Chinese investment in the country is a concern for some. Indeed, Chinese immigration to Costa Rica is accelerating with an already sizeable population of 45,000. San Jose now is home to the world’s newest China town district. China even financed the building of the new Costa Rican National Football Stadium (soccer type). Why? In politics, favors are expected in return. China is second only to the United States as the leading trading partner with Costa Rica. Costa Ricans rightfully worry that Chinese workers will take Tico jobs like they have in the U.S., in a country already stricken with high unemployment.
The trade agreements have not brought down the prices on consumer goods. Commodities, like cars, electronics, clothing, etc. are incredibly high. As we found out, living in Costa Rica is no bargain. Most items are considerably higher than in the U.S. The average Tico has difficulty saving money and getting financially ahead. To worsen matters, the increasing expensiveness of Costa Rica has caused many expatriates, retirees, and tourists to search elsewhere, to places like Ecuador and Peru, taking with them valuable dollars.

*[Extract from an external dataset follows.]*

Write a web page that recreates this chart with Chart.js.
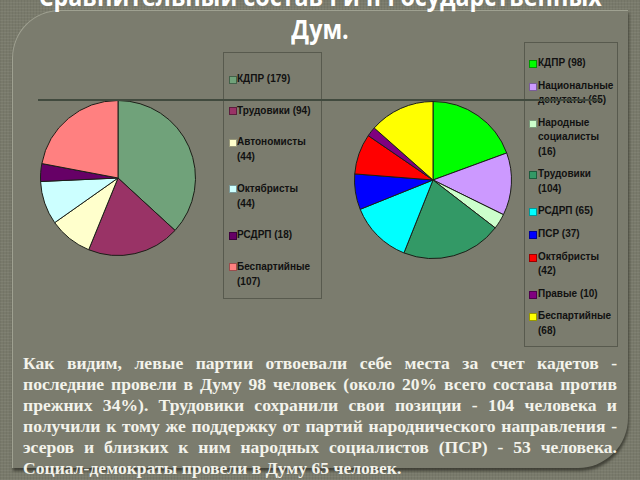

Paulo Freire, the Brazilian educator and activist, coined the phrase pedagogy of the oppressed. He used the term to describe how the wealthy elite, the oppressors, either intentionally through action or unintentionally through in-action, subjugate the poor, the oppressed. He argued that the oppressors really are not interested in changing the plight of the oppressed, but merely helping them accept the situation and be thankful for any charitable deeds done on their behalf. “Indeed, the interests of the oppressors lie in changing the consciousness of the oppressed, not the situation which oppresses them” (Freire, 1970). This paradigm is played out in much of Latin America, even Costa Rica.
I hope that Costa Rica continues on its path to socio-economic equality and full democracy along with environmental activism. It has achieved much in a region of the world ravaged by conflict, corruption, and poverty. It is a beautiful country to visit and the people are wonderful. We made some endearing friends who we hope to visit back in Costa Rica and host in our home in the U.S. someday. When you visit, I encourage you to take a closer look around you and learn the whole Costa Rica.